The real shame for liberals and leftists tonight is seeing a cause that should be popularly recognized — ending drone strikes against American citizens overseas, or drone strikes in general for that matter — now being championed by a series of Tea Party and mainstream GOP legislators many on the other side see as members of the far right.

However small the contingent of GOP legislators who agree with Rand on philosophical (rather than political) grounds, it's also a prime position to attack the president on mostly accurate grounds. This is free cheap political points for the Republican Party, just a few scant years after their man Bush was the primary architect of the programs they're now criticizing.

It must be a bitter pill to swallow seeing Rand Paul, of all people, champion basic civil liberties for prominent Senate Democrats like Harry Reid.

But civil liberties need to be respected on all sides, not just partisan ones. President Obama has done an admirable job of redirecting federal agencies and proposing or supporting legislation to combat other civil rights violations such as hate crimes and violence against women. He has not, however, seriously challenged America's growing surveillance state. Obama may have actually grown it a permanent foothold by institutionalizing and tolerating it. Congressional Democrats have done themselves a serious disservice by prioritizing political winds above morals.

As Rand has correctly pointed out tonight, very few people are opposed to codified use of drones as law enforcement, counter-terrorism, or legal surveillance technology. Drone strikes, however, are counterproductive to any meaningful terrorism strategy and morally unjustifiable based on the amount of civilian casualties, as well as those of persons unconfirmed to be real combatants except by the loose standards of the CIA.

As a CIA official joked to the New York Times, the intelligence community's standard for determining whether a foreigner might be an insurgent is as low as three guys doing jumping jacks. This should be low-hanging political fruit, a hangover from the worst of the Bush years, and yet the Obama administration has staunchly defended strikes as a legitimate tool to fight terrorism (and indeed, in doing so upheld at least in part some of the core interventionary impulses of neoconservative Bush-era policies).

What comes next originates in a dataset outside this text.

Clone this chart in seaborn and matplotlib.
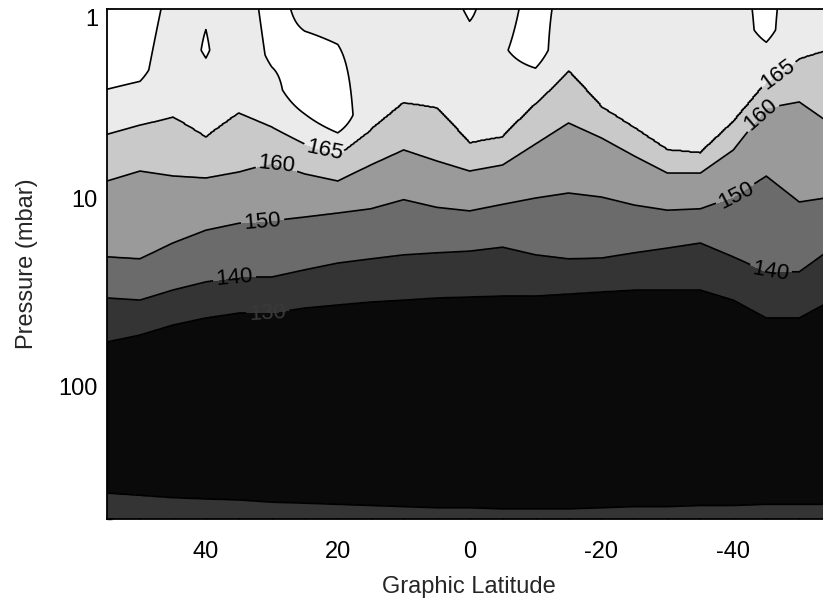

Assassinations are not, and should not, be part of American foreign policy, regardless of whether they are effective or politically expedient. Chickens come home to roost, and terrorists killed today become martyrs tomorrow. Root causes like extreme poverty or reactionary movements against perceived neo-imperialism go unaddressed and unabetted.

Rand is a little hyperbolic. Domestic strikes are not a foreseeable future possibility. Unfortunately, overseas targeting of an American citizen (Anwar al-Awlaki) is very poor judgment at best and at worst a permanent stain on civil liberties on the president's record.

Imagine the furor there would have been had President Bush assassinated an American citizen overseas for alleged terrorism involvement. That very same standard should apply to Barack Obama.

Continuing these policies isn't just a moral and ethical violation, as prime as those motivations should be when public officials set policy. It's also likely to damage the president's legacy.

This is an embarrassing night for the Democratic Party.